His opponent, Jim Young, a college professor and union activist little known before the campaign, has appealed to the district's Democratic majority to look beyond the Republican promises.
Young said he favors a national industrial policy to determine how best to retool local industry and put local workers back to work. One of his ideas is to "remanufacture" cars, adding new engines. "We've got to use what we've got," he tells audiences.
Young also blames Republicans for the federal budget deficit, calling it a threat to revitalizing the Erie area. While Ridge pledges no tax hikes, Young has said he favors added taxes if they would help reduce the country's debt.
To counter Ridge's opposition to tax increases, Young repeats at every opportunity that Ridge opposed a jobs bill amendment that would have targeted federal funds to districts with high unemployment.

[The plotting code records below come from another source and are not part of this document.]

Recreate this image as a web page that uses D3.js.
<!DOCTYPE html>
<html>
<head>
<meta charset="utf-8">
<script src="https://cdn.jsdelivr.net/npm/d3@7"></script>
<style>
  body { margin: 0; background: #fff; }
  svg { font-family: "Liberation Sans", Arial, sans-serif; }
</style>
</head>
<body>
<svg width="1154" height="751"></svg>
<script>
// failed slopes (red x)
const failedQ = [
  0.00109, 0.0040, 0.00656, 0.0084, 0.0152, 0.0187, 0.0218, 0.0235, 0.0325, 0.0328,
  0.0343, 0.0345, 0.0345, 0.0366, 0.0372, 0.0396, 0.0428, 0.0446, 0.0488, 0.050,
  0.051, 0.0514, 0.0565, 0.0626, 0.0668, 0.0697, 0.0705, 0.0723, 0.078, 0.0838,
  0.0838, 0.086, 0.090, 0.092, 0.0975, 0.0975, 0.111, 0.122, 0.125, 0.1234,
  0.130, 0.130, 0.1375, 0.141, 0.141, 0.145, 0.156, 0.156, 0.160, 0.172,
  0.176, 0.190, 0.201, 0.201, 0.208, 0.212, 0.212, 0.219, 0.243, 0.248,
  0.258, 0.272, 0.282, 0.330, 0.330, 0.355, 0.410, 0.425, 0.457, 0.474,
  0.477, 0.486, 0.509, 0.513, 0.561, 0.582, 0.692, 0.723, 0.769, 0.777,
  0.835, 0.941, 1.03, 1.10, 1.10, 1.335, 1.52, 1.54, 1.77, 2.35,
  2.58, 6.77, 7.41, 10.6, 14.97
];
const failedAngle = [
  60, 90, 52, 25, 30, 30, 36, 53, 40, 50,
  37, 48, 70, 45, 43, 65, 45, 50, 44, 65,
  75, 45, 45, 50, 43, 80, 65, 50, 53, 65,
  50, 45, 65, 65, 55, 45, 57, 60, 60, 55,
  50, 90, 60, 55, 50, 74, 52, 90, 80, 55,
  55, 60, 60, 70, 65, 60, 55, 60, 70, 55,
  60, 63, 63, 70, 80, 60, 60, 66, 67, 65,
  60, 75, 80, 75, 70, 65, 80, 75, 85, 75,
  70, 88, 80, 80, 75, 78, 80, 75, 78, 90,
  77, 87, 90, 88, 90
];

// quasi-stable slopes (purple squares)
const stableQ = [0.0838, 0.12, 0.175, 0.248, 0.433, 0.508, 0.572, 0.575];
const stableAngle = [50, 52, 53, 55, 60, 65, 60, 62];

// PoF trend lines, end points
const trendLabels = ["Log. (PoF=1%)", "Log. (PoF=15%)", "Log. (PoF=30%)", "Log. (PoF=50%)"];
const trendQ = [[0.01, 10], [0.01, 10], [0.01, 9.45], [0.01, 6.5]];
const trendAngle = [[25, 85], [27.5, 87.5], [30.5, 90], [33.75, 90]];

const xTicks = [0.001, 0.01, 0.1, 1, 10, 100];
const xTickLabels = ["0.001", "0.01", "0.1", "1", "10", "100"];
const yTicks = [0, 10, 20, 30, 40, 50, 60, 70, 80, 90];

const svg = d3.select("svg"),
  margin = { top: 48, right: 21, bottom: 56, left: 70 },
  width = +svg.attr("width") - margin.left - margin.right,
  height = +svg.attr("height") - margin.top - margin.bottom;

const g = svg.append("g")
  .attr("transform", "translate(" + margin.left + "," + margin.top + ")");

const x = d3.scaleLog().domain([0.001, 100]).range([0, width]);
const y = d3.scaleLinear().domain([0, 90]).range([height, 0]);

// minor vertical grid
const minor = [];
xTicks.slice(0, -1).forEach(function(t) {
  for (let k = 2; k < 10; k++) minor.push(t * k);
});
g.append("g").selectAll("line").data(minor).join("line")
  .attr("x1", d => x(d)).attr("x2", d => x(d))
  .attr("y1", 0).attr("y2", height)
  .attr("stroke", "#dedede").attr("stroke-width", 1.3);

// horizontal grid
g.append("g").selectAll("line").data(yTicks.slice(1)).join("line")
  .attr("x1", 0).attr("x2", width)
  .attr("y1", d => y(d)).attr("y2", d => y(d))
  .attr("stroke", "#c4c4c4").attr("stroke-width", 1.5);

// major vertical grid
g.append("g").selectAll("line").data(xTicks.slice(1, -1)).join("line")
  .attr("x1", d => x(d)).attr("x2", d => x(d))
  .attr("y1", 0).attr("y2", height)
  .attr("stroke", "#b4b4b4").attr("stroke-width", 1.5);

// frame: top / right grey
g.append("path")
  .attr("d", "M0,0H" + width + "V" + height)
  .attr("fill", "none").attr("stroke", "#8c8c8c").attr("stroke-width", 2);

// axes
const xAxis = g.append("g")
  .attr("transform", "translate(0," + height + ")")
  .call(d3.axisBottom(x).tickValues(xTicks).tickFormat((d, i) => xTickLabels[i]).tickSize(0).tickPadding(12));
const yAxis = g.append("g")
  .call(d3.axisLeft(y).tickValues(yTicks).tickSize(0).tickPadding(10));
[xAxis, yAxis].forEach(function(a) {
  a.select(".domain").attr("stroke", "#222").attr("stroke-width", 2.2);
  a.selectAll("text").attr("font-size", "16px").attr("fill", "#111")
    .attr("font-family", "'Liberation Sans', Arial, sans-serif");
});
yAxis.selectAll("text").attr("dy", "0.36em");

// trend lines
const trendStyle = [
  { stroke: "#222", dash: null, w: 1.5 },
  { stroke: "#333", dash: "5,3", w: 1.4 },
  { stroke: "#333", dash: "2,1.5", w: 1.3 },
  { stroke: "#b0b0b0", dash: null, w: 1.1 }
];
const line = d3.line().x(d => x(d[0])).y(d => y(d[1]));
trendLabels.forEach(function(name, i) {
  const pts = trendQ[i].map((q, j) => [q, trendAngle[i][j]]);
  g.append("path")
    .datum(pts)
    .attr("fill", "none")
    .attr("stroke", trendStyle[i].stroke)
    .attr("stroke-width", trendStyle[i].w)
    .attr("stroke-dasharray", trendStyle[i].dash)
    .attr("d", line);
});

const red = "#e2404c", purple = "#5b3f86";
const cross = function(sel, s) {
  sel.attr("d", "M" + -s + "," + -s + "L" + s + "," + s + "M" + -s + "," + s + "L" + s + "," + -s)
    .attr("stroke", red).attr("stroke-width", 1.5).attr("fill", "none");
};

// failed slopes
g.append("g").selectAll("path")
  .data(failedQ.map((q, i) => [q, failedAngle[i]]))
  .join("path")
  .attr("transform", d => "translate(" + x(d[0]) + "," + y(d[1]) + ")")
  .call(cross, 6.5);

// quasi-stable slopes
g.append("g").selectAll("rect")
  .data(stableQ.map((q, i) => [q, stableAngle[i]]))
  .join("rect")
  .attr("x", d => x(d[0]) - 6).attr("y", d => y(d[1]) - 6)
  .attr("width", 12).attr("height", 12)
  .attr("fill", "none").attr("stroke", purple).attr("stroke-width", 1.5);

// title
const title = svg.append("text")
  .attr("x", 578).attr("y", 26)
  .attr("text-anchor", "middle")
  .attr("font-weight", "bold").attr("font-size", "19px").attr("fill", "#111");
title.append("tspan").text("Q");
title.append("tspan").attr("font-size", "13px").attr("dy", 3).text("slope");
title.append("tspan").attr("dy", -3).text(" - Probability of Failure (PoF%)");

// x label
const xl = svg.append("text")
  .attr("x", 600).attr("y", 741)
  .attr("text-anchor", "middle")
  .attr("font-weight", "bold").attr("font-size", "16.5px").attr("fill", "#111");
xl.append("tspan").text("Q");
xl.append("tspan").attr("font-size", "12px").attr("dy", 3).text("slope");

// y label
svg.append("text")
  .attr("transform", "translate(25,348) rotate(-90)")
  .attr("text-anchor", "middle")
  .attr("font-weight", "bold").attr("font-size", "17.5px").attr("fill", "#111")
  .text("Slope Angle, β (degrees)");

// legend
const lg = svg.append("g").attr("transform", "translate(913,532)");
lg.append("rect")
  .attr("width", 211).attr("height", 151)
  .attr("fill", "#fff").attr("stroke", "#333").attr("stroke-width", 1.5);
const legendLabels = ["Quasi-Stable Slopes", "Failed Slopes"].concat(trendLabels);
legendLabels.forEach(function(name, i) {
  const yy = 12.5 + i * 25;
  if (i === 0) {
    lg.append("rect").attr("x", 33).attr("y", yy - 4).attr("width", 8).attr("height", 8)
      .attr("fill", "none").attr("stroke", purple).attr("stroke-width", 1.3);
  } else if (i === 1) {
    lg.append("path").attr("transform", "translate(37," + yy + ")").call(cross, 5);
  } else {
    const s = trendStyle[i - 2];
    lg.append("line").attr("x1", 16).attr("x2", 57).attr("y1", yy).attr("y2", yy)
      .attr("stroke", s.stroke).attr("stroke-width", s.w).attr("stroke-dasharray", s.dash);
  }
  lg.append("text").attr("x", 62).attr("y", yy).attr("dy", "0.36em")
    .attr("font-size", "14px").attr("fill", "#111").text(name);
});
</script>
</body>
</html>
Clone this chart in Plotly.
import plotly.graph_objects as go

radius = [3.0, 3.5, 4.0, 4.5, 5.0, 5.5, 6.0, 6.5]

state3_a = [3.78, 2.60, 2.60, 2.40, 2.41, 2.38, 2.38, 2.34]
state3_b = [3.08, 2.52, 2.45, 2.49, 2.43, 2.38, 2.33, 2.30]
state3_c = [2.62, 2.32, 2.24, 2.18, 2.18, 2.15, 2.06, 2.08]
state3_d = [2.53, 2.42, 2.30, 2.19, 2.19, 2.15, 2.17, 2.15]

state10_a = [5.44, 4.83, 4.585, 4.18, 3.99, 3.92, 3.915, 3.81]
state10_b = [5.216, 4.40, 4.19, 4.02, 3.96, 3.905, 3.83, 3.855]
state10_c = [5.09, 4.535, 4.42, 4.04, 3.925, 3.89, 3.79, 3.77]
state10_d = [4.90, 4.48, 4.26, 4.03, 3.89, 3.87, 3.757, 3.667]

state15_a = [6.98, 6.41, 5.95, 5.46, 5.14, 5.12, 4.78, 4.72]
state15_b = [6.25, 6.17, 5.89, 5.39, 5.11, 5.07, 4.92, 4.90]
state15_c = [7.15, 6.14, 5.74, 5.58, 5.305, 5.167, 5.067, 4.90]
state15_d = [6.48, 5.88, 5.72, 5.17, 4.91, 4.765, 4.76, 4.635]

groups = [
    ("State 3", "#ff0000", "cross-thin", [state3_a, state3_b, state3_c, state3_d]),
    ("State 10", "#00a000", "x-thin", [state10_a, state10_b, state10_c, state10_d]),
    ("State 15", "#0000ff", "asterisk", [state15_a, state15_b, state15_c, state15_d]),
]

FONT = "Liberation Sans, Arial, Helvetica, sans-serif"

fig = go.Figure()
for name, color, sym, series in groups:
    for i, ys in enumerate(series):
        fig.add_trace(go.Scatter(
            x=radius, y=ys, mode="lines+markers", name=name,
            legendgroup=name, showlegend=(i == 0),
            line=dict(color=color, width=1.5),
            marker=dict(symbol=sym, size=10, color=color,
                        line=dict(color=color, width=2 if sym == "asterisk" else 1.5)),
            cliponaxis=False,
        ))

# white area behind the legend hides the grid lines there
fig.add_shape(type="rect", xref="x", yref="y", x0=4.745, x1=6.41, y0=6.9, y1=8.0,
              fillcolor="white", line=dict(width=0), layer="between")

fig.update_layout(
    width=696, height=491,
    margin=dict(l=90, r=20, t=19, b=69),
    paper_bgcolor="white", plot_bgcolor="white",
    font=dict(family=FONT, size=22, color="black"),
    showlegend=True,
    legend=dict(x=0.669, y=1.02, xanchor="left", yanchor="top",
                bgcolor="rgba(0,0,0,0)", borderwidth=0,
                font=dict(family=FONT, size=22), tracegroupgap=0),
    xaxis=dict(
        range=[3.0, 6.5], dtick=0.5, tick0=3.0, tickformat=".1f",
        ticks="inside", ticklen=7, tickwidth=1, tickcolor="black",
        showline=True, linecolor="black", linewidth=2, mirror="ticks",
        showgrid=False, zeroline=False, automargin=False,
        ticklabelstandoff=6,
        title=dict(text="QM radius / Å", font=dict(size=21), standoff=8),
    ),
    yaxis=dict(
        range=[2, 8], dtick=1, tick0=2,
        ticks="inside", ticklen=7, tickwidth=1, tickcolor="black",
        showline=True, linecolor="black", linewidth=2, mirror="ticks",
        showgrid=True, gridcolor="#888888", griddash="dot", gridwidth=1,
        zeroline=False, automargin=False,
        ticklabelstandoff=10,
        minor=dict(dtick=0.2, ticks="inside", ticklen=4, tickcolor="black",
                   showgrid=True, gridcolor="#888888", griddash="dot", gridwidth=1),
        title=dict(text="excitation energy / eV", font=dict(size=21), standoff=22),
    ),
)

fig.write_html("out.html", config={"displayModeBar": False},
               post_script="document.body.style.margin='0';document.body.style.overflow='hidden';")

Young said his party's presidential nominee, Walter F. Mondale, may have a slight edge on Reagan in the heavily unionized and Democratic district, but he said Mondale lacks the coattails to help a Democrat win the House seat. Mondale may have hurt Young, according to several voters, by highlighting the need for tax increases.
In neither Erie nor Pontiac are the candidates advertising their presidential candidates' prescription for unemployment. Reagan's proposal of a subminimum wage hardly is mentioned in an area where politicians say workers already are taking a pay cut just to have a job, even if it is at a fast-food restaurant. Many seem to feel that Mondale's proposal of a "job's policy" for the chronically unemployed ignores the need to revive the steel and auto industries.
Because of anxiety caused by high unemployment in the Pontiac area, Ritter the Republican, has charged Carr the Democrat with favoring Mondale's plan to raise taxes. Carr denies it.
According to Ritter's polls, he was trailing Carr in the summer when he introduced a primary ballot petition calling for a balanced federal budget. The petition won overwhelmingly, and a more recent Ritter poll shows him leading Carr.
Despite the focus on economic matters, the race has some side issues. Ritter, a stern advocate of enforcing child-support laws, was reported in newspapers to be more than $3,000 in arrears on his child-support payments. He charged Carr with leaking the story and practicing "gutter-style politics."
Carr makes light of the support he is receiving from the two Ritter brothers. He had a "Ritters for Carr" fund-raiser and tells audiences, "Those who know us best are supporting me."